• **ENTRIES**
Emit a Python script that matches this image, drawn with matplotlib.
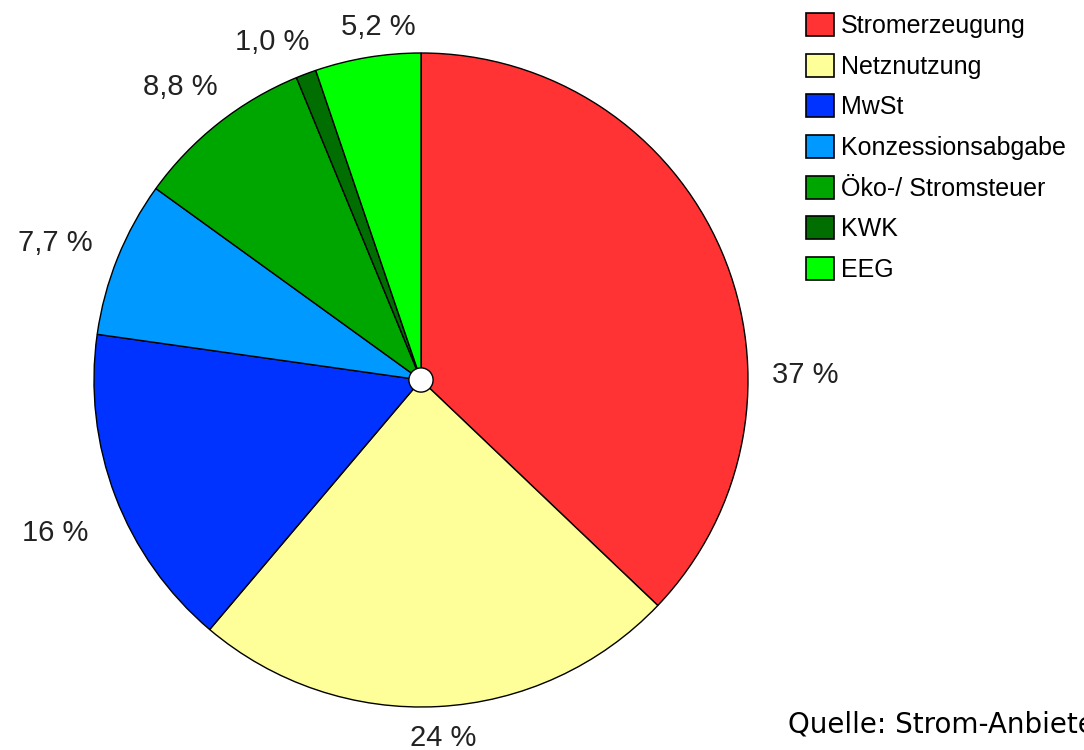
import matplotlib.pyplot as plt
from matplotlib.patches import Patch, Circle

categories = ['Stromerzeugung', 'Netznutzung', 'MwSt', 'Konzessionsabgabe',
              'Öko-/ Stromsteuer', 'KWK', 'EEG']
shares = [37, 24, 16, 7.7, 8.8, 1.0, 5.2]
decimals = [0, 0, 0, 1, 1, 1, 1]
colors = ['#FF3333', '#FFFF99', '#0033FF', '#0099FF', '#00A600', '#006E00', '#00FF00']

# where each percentage label sits (pie radius = 1)
label_pos = [(1.174, 0.015), (0.067, -1.095), (-1.119, -0.468), (-1.119, 0.419),
             (-0.737, 0.896), (-0.456, 1.034), (-0.131, 1.080)]


def fmt(v, d):
    return f'{v:.{d}f} %'.replace('.', ',')


W, H = 1084, 750
fig = plt.figure(figsize=(W / 100, H / 100), dpi=100)
cx, cy, r = 421, 380, 327
ax = fig.add_axes([(cx - r) / W, (H - cy - r) / H, 2 * r / W, 2 * r / H])

wedges, _ = ax.pie(shares, colors=colors, startangle=90, counterclock=False,
                   radius=1, wedgeprops=dict(edgecolor='black', linewidth=1))
ax.add_patch(Circle((0, 0), 0.037, facecolor='white', edgecolor='black',
                    linewidth=1, zorder=5))
ax.set_xlim(-1, 1)
ax.set_ylim(-1, 1)
ax.axis('off')

for v, d, (x, y) in zip(shares, decimals, label_pos):
    ax.text(x, y, fmt(v, d), ha='center', va='center', fontsize=21,
            family='Liberation Sans', color='#222222')

handles = [Patch(facecolor=c, edgecolor='black', linewidth=1.2) for c in colors]
fig.legend(handles, categories, loc='upper left', bbox_to_anchor=(801 / W, 1 - 8 / H),
           frameon=False, prop={'family': 'Liberation Sans', 'size': 18},
           handlelength=1.1, handleheight=1.05, handletextpad=0.3, labelspacing=0.62,
           borderpad=0.2, borderaxespad=0)

fig.text(788 / W, 1 - 733 / H, 'Quelle: Strom-Anbieter', fontsize=20,
         family='DejaVu Sans', va='baseline', ha='left')

fig.savefig('out.png', dpi=100)
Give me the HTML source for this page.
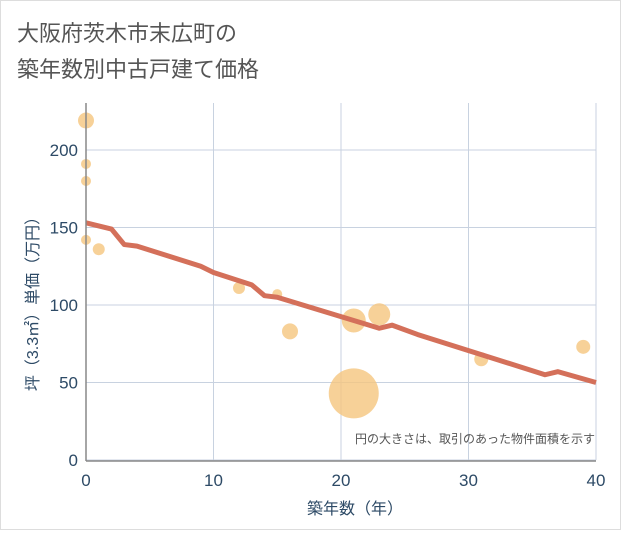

• **TASK DETAILS**
Copy every line of the data exactly as written, excluding the pictures.

• **SOLVED EXERCISE**
Emit a Python script that matches this image, drawn with matplotlib.
import matplotlib.pyplot as plt
from matplotlib.patches import Patch, Circle

categories = ['Stromerzeugung', 'Netznutzung', 'MwSt', 'Konzessionsabgabe',
              'Öko-/ Stromsteuer', 'KWK', 'EEG']
shares = [37, 24, 16, 7.7, 8.8, 1.0, 5.2]
decimals = [0, 0, 0, 1, 1, 1, 1]
colors = ['#FF3333', '#FFFF99', '#0033FF', '#0099FF', '#00A600', '#006E00', '#00FF00']

# where each percentage label sits (pie radius = 1)
label_pos = [(1.174, 0.015), (0.067, -1.095), (-1.119, -0.468), (-1.119, 0.419),
             (-0.737, 0.896), (-0.456, 1.034), (-0.131, 1.080)]


def fmt(v, d):
    return f'{v:.{d}f} %'.replace('.', ',')


W, H = 1084, 750
fig = plt.figure(figsize=(W / 100, H / 100), dpi=100)
cx, cy, r = 421, 380, 327
ax = fig.add_axes([(cx - r) / W, (H - cy - r) / H, 2 * r / W, 2 * r / H])

wedges, _ = ax.pie(shares, colors=colors, startangle=90, counterclock=False,
                   radius=1, wedgeprops=dict(edgecolor='black', linewidth=1))
ax.add_patch(Circle((0, 0), 0.037, facecolor='white', edgecolor='black',
                    linewidth=1, zorder=5))
ax.set_xlim(-1, 1)
ax.set_ylim(-1, 1)
ax.axis('off')

for v, d, (x, y) in zip(shares, decimals, label_pos):
    ax.text(x, y, fmt(v, d), ha='center', va='center', fontsize=21,
            family='Liberation Sans', color='#222222')

handles = [Patch(facecolor=c, edgecolor='black', linewidth=1.2) for c in colors]
fig.legend(handles, categories, loc='upper left', bbox_to_anchor=(801 / W, 1 - 8 / H),
           frameon=False, prop={'family': 'Liberation Sans', 'size': 18},
           handlelength=1.1, handleheight=1.05, handletextpad=0.3, labelspacing=0.62,
           borderpad=0.2, borderaxespad=0)

fig.text(788 / W, 1 - 733 / H, 'Quelle: Strom-Anbieter', fontsize=20,
         family='DejaVu Sans', va='baseline', ha='left')

fig.savefig('out.png', dpi=100)
Give me the HTML source for this page.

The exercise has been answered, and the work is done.